Wild Anklebiters are hybrid monsters; part tunneling leech, part flower. This hybrid nature grants them extra vitality, which is conferred to objects or creatures that kill them. This is called Vivification.
If a normal monster dies by natural causes, its magic goes haywire and creates Drops. These Drops are infused with monster essence. However, that extra vitality I mentioned earlier makes it so Anklebiters dead by natural cases enter a sort of stasis, much like a Hollywood zombie, instead of blowing apart or rotting away. And that extra essence is just sitting there, preserving the shell, just waiting to be absorbed by whatever absorbs the Anklebiter's remains.
But what if they aren't absorbed? Ever hear how fossils form? Or jet, a form of petrified wood? It usually involves sediment and water. If those remains, filled with lingering life essence, were to get petrified, the result would be stone with life in it. But-this would only happen if the stone was formed of or incorporated the Anklebiter's biological material. This leaves carbonation, perimineralization, or whatever the process of jet forming is called.
Better yet, this is somewhat feasible-leeches are aquatic, many plants can survive submerged at least temporarily, and Anklebiters live all over (their distribution is rather like dandelions, but they look more like tulips, just cone-shaped with pointy petals) so they can be found in the right environments for these processes to take hold of their remains.
(They're not found primarily in these environments, they're just abundant in general and can be found in these environments, if that helps.)
Even then, here is my problem: I don't know enough about how fossilization works. What kind of environment and conditions are required to A) preserve Anklebiter remains in sediment and B) see those same remains not only preserved but bound to minerals (to make a fossil) or metamorphosed into something like coal to make a stone. This is especially problematic, because Anklebiters are basically worms stuck inside and fused with a herbaceous flower, and both worms and herbaceous flowers aren't known for becoming well-preserved.
With that in mind, my question is to determine if Anklebiters can realistically get fossilized in such a way as to create numerous deposits of living stone. Whether there's a shot of the fossils happening, and how likely it is, so I can determine if enough 'living rocks' could form to create a new species. That is my question.
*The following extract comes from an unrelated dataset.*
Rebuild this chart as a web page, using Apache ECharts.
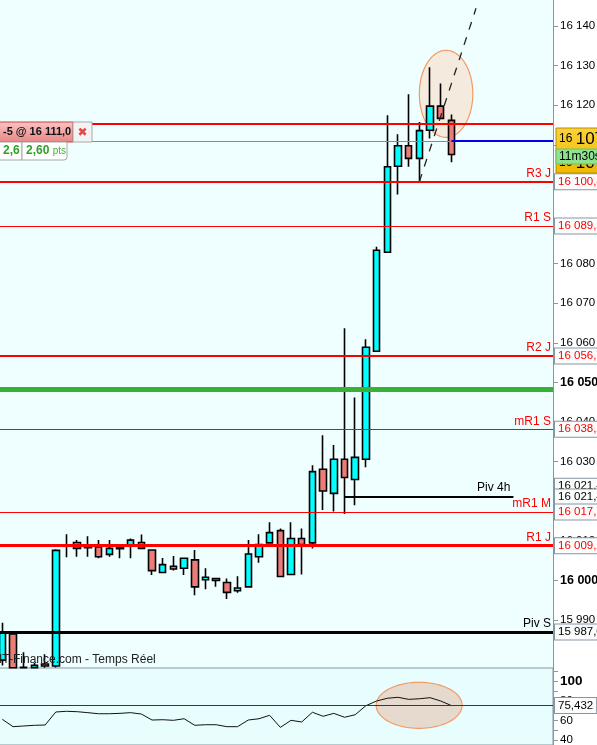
<!DOCTYPE html>
<html><head><meta charset="utf-8">
<script src="https://cdn.jsdelivr.net/npm/echarts@6/dist/echarts.min.js"></script>
<style>html,body{margin:0;padding:0;background:#fff;}#c{width:597px;height:745px;}</style>
</head><body><div id="c"></div>
<script>
// ---- data (bars cut by the panel bottom are read as ending at the visible edge) ----
const opens  = [15979.9,15986.5,15978.05,15978.0,15978.9,15978.4,16008.7,16009.6,16008.3,16008.5,16006.6,16008.0,16008.9,16009.6,16007.7,16002.0,16003.6,16003.1,16005.2,16000.2,16000.5,15999.5,15997.4,15998.4,16006.0,16009.5,16012.6,16001.5,16010.6,16009.5,16028.1,16022.0,16030.6,16025.5,16030.6,16057.9,16082.9,16104.6,16109.8,16106.6,16113.7,16119.8,16116.2];
const closes = [15987.0,15977.95,15977.95,15978.6,15978.4,16007.6,16009.0,16008.1,16008.6,16006.0,16008.1,16008.3,16010.2,16008.1,16002.5,16004.0,16002.9,16005.6,15998.4,16000.8,16000.0,15997.0,15998.1,16006.7,16009.1,16012.1,16001.0,16010.6,16009.1,16027.5,16022.6,16030.6,16026.0,16031.1,16058.9,16083.4,16104.5,16109.8,16106.6,16113.6,16119.8,16116.7,16107.6];
const lows   = [15978.5,15977.95,15977.95,15977.95,15977.95,15978.0,16005.9,16006.0,16006.0,16005.6,16006.0,16005.6,16005.6,16008.1,16001.4,16002.0,16002.5,16001.4,15996.3,15997.8,15998.4,15995.3,15996.9,15998.4,16004.5,16009.5,16001.0,16001.5,16001.5,16008.1,16017.8,16017.4,16016.8,16019.0,16028.6,16057.9,16082.9,16097.5,16104.5,16100.7,16111.6,16116.5,16105.6];
const highs  = [15989.3,15987.0,15981.9,15979.2,15981.4,16007.9,16011.7,16010.2,16011.2,16010.2,16010.2,16009.1,16010.6,16011.6,16007.7,16005.7,16006.2,16005.6,16007.7,16003.1,16000.5,16000.5,16001.1,16010.2,16011.7,16014.7,16013.1,16014.7,16013.1,16029.1,16036.7,16034.2,16063.7,16046.2,16060.9,16084.3,16117.5,16112.7,16122.8,16115.8,16129.6,16125.5,16117.7];
const rsiValues = [61.4,53.9,54.6,55.3,55.6,68.9,69.6,69.2,68.2,67.1,67.1,67.5,68.2,66.8,60.7,61.0,60.4,62.0,55.3,55.9,55.9,53.9,53.9,60.7,62.0,65.5,53.2,60.4,58.7,68.6,64.5,67.5,63.5,66.1,75.3,80.1,82.9,83.9,81.8,82.4,83.5,80.1,75.432];
const slotCount = 52;
const priceTicks = [15990,16000,16010,16020,16030,16040,16050,16060,16070,16080,16090,16100,16110,16120,16130,16140];
const boldPriceTicks = [16000,16050];
const rsiLabelTicks = [40,60,80,100];
const rsiMinorTicks = [40,50,60,70,80,90,100,110];
const levelNames  = ['R3 J','R1 S','R2 J','mR1 S','mR1 M','R1 J','Piv S'];
const levelValues = [16100.7,16089.5,16056.7,16038.2,16017.3,16008.8,15987.0];
const levelTexts  = ['16 100,8','16 089,5','16 056,7','16 038,2','16 017,7','16 009,2','15 987,0'];
const topLevel = 16115.4;
const greenLevel = 16048.3;
const orderLevel = 16111.0;
const piv4hValue = 16021.1;
const piv4hText = '16 021,4';
const piv4hSpan = [32, 47.8];
const hiddenLevel = 16023.8;
const hiddenText = '16 021,4';
const lastIndex = 42;
const rsiLast = 75.432;
const rsiLastText = '75,432';
const trendLine = [[39, 16100.7], [44.3, 16144.5]];
const hiliteMain = [41.5, 16122.9, 2.5, 11.0];
const hiliteRsi = [38.98, 75.7, 4.02, 23.5];

// ---- styles ----
const FONT = "'Liberation Sans', Arial, sans-serif";
const levelStyle = {
  'R3 J':  {color:'#ff0000', width:2, labelColor:'#ff0000', textColor:'#ff0000'},
  'R1 S':  {color:'#ff0000', width:1, labelColor:'#ff0000', textColor:'#ff0000'},
  'R2 J':  {color:'#ff0000', width:2, labelColor:'#ff0000', textColor:'#ff0000'},
  'mR1 S': {color:'#ff0000', width:1, labelColor:'#ff0000', textColor:'#ff0000'},
  'mR1 M': {color:'#ff0000', width:1, labelColor:'#ff0000', textColor:'#ff0000'},
  'R1 J':  {color:'#ff0000', width:3, labelColor:'#ff0000', textColor:'#ff0000'},
  'Piv S': {color:'#000000', width:3, labelColor:'#000000', textColor:'#000000'}
};
const boxLabel = (text, color) => ({
  show:true, position:'end', distance:2, formatter:text, color:color,
  fontFamily:FONT, fontSize:11.5, backgroundColor:'#fbfdfd', borderColor:'#8796a2',
  borderWidth:1, padding:[2,3,1,3]
});
const HIDDEN_LINE = {color:'rgba(0,0,0,0)', width:0, type:'solid'};

const categories = Array.from({length: slotCount}, (_, i) => String(i + 1));
const candleData = opens.map((o, i) => [o, closes[i], lows[i], highs[i]]);
const rsiData = rsiValues.map((v, i) => [i, v]);

const ml = [];
ml.push({yAxis: hiddenLevel, lineStyle:HIDDEN_LINE, label: boxLabel(hiddenText, '#000')});
ml.push({yAxis: topLevel, lineStyle:{color:'#ff0000', width:2, type:'solid'}, label:{show:false}});
ml.push({yAxis: greenLevel, lineStyle:{color:'#36b236', width:5, type:'solid'}, label:{show:false}});
ml.push({yAxis: orderLevel, lineStyle:{color:'#8a8a8a', width:1, type:'solid'}, label:{show:false}});
ml.push([{coord:[lastIndex, orderLevel], lineStyle:{color:'#0000ee', width:2, type:'solid'}, label:{show:false}}, {coord:[slotCount - 0.5, orderLevel]}]);
ml.push([{coord:[piv4hSpan[0], piv4hValue], lineStyle:{color:'#000', width:2, type:'solid'},
  label:{show:true, position:'insideEndTop', formatter:'Piv 4h', color:'#000', fontFamily:FONT, fontSize:12, distance:3}},
  {coord:[piv4hSpan[1], piv4hValue]}]);
ml.push({yAxis: piv4hValue, lineStyle:HIDDEN_LINE, label: boxLabel(piv4hText, '#000')});
levelNames.forEach((n, i) => {
  const st = levelStyle[n];
  ml.push({yAxis: levelValues[i], lineStyle:{color:st.color, width:st.width, type:'solid'},
    label:{show:true, position:'insideEndTop', formatter:n, color:st.labelColor, fontFamily:FONT, fontSize:12, distance:2}});
  ml.push({yAxis: levelValues[i], lineStyle:HIDDEN_LINE, label: boxLabel(levelTexts[i], st.textColor)});
});

function ellipseRenderer(fill, stroke) {
  return function (params, api) {
    const c = api.coord([api.value(0), api.value(1)]);
    const s = api.size([api.value(2), api.value(3)]);
    const pts = [];
    for (let k = 0; k < 90; k++) {
      const a = k / 90 * Math.PI * 2;
      pts.push([c[0] + s[0] * Math.cos(a), c[1] + s[1] * Math.sin(a)]);
    }
    return {type:'polygon', shape:{points:pts}, style:{fill:fill, stroke:stroke, lineWidth:1.2}};
  };
}

const chart = echarts.init(document.getElementById('c'), null, {renderer:'canvas'});
const fmtPrice = v => { const s = String(Math.round(v)); return s.slice(0,2) + ' ' + s.slice(2); };

chart.setOption({
  animation:false,
  backgroundColor:'#ffffff',
  textStyle:{fontFamily:FONT},
  grid:[
    {left:-3, right:44, top:0, height:668, show:true, backgroundColor:'#effefe', borderWidth:0, containLabel:false, outerBoundsMode:'none'},
    {left:-3, right:44, top:668, height:77, show:true, backgroundColor:'#e8fefe', borderColor:'#8796a2', borderWidth:1, containLabel:false, outerBoundsMode:'none'}
  ],
  xAxis:[
    {type:'category', gridIndex:0, data:categories, boundaryGap:true, show:false},
    {type:'value', gridIndex:0, min:-0.5, max:slotCount - 0.5, show:false, axisLine:{onZero:false}},
    {type:'value', gridIndex:1, min:-0.5, max:slotCount - 0.5, show:false, axisLine:{onZero:false}}
  ],
  yAxis:[
    {type:'value', gridIndex:0, position:'right', min:15977.9, max:16146.6, splitLine:{show:false},
      axisLine:{show:true, onZero:false, lineStyle:{color:'#8796a2', width:1}},
      axisTick:{show:true, length:5, customValues:priceTicks, lineStyle:{color:'#8796a2'}},
      axisLabel:{customValues:priceTicks, margin:7, color:'#000', fontSize:11.5, fontFamily:FONT,
        formatter: v => boldPriceTicks.includes(Math.round(v)) ? '{b|' + fmtPrice(v) + '}' : fmtPrice(v),
        rich:{b:{fontWeight:'bold', fontSize:12.5, color:'#000', fontFamily:FONT}}}},
    {type:'value', gridIndex:1, position:'right', min:35.2, max:113.8, splitLine:{show:false},
      axisLine:{show:true, onZero:false, lineStyle:{color:'#8796a2', width:1}},
      axisTick:{show:true, length:5, customValues:rsiMinorTicks, lineStyle:{color:'#8796a2'}},
      axisLabel:{customValues:rsiLabelTicks, margin:7, color:'#000', fontSize:11.5, fontFamily:FONT,
        formatter: v => v === 100 ? '{b|100}' : String(v),
        rich:{b:{fontWeight:'bold', fontSize:13.5, color:'#000', fontFamily:FONT}}}}
  ],
  series:[
    {type:'custom', xAxisIndex:1, yAxisIndex:0, z:1, silent:true,
      renderItem: ellipseRenderer('rgba(252,214,190,0.5)', '#f39a66'),
      data:[hiliteMain], clip:false},
    {type:'candlestick', xAxisIndex:0, yAxisIndex:0, z:2, barWidth:7, silent:true, clip:true,
      data:candleData,
      itemStyle:{color:'#00ffff', color0:'#ec7c78', borderColor:'#000', borderColor0:'#000', borderColorDoji:'#000', borderWidth:1.6}},
    {type:'line', xAxisIndex:1, yAxisIndex:0, z:3, silent:true, symbol:'none',
      data:trendLine, lineStyle:{color:'#222', width:1.3, type:[8,8]},
      markLine:{silent:true, symbol:['none','none'], animation:false, data:ml, emphasis:{disabled:true}}},
    {type:'custom', xAxisIndex:2, yAxisIndex:1, z:1, silent:true,
      renderItem: ellipseRenderer('rgba(228,205,188,0.75)', '#f39a66'),
      data:[hiliteRsi], clip:false},
    {type:'line', xAxisIndex:2, yAxisIndex:1, z:3, silent:true, symbol:'none',
      data:rsiData, lineStyle:{color:'#111', width:1},
      markLine:{silent:true, symbol:['none','none'], animation:false, emphasis:{disabled:true},
        data:[{yAxis:rsiLast, lineStyle:{color:'#2323d8', width:1, type:'solid'}, label: boxLabel(rsiLastText, '#000')}]}}
  ],
  graphic:[
    {type:'text', z:50, left:-1, top:654, style:{text:'IT-Finance.com - Temps Réel', fill:'#222', font:"12px 'Liberation Sans', Arial, sans-serif"}},
    {type:'rect', z:60, shape:{x:-3, y:122, width:76, height:20},
      style:{fill:new echarts.graphic.LinearGradient(0,0,0,1,[{offset:0,color:'#f9c4c4'},{offset:1,color:'#ea8585'}]), stroke:'#c84444', lineWidth:1}},
    {type:'text', z:61, x:3, y:132, style:{text:'-5 @ 16 111,0', fill:'#111', font:"bold 11px 'Liberation Sans', Arial, sans-serif", verticalAlign:'middle'}},
    {type:'rect', z:60, shape:{x:73, y:122, width:19, height:20}, style:{fill:'#f3f3f3', stroke:'#a8a8a8', lineWidth:1}},
    {type:'text', z:61, x:82.5, y:132.5, style:{text:'✖', fill:'#e04848', font:"bold 12px 'DejaVu Sans', sans-serif", align:'center', verticalAlign:'middle'}},
    {type:'rect', z:60, shape:{x:-3, y:142, width:25, height:18}, style:{fill:'#ffffff', stroke:'#a8a8a8', lineWidth:1}},
    {type:'text', z:61, x:3, y:151, style:{text:'2,6', fill:'#2fa12a', font:"bold 12px 'Liberation Sans', Arial, sans-serif", verticalAlign:'middle'}},
    {type:'rect', z:60, shape:{x:22, y:142, width:45, height:18, r:[0,0,3,0]}, style:{fill:'#ffffff', stroke:'#a8a8a8', lineWidth:1}},
    {type:'text', z:61, x:26, y:151, style:{text:'{a|2,60} {b|pts}', verticalAlign:'middle',
      rich:{a:{fill:'#2fa12a', font:"bold 12px 'Liberation Sans', Arial, sans-serif"}, b:{fill:'#3fb33a', font:"10px 'Liberation Sans', Arial, sans-serif"}}}},
    {type:'rect', z:60, shape:{x:556, y:128, width:45, height:45},
      style:{fill:new echarts.graphic.LinearGradient(0,0,0,1,[{offset:0,color:'#fbd23a'},{offset:1,color:'#f0b800'}]), stroke:'#b88c00', lineWidth:1}},
    {type:'text', z:61, x:559, y:139, style:{text:'{s|16 }{l|107}', verticalAlign:'middle',
      rich:{s:{fill:'#000', font:"12px 'Liberation Sans', Arial, sans-serif"}, l:{fill:'#000', font:"17px 'Liberation Sans', Arial, sans-serif"}}}},
    {type:'text', z:61, x:559, y:163, style:{text:'{s|16 }{l|107}', verticalAlign:'middle',
      rich:{s:{fill:'#000', font:"12px 'Liberation Sans', Arial, sans-serif"}, l:{fill:'#000', font:"17px 'Liberation Sans', Arial, sans-serif"}}}},
    {type:'rect', z:62, shape:{x:556, y:149, width:45, height:15}, style:{fill:'#8fe38f', stroke:'#6cc06c', lineWidth:1}},
    {type:'text', z:63, x:559, y:156.5, style:{text:'11m30s', fill:'#000', font:"12px 'Liberation Sans', Arial, sans-serif", verticalAlign:'middle'}}
  ]
});
</script></body></html>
Please assume that the time passed is sufficient for fossils or jet to have formed from Anklebiters if such a thing is possible; this question assumes that it is theoretically possible, but is meant to determine if it is realistically possible.
Finally, please note monster Drops or removed parts (think Monster Hunter) naturally contain some monster essence. Pluck a leaf from an Anklebiter, it'll hold a sliver of the full Vivification Enchantment. Thus, the husk left behind by an Anklebiter perishing, if infused with minerals (fossilized) or carbonated (turned into coal) will hold Vivification and be more or less alive. Once again, this is what I'm looking at, whether these living stones can be realistically created in large numbers.
A Description of Anklebiters:
To try and clear things up, Anklebiters are like protists, but evolved into a relatively large stage. In other words, they are much like herbaceous flowers, in form and also in cell biology (cell walls and chloroplasts) but also different in many ways. They possess setae and secrete mucus, they have ganglion at the center of their nervous network to help dictate decisions (much like an octopus), their petals and sepals are tough and flexible like tentacles, with the petals even possessing hard-to-see spines to aid in prey capture, and the center of the flower may resemble anthers or a stigma, but close inspection or dissection will reveal a surprisingly leechlike mouth.
They even reproduce much like flowers, producing unfertilized eggs within their bodies and then depositing them within the flower, where symbiotic bugs end up carrying them to other Anklebiters. However, instead of pollen, they produce toxic globules that are dispersed by the air to weaken and confuse prey so they can feed.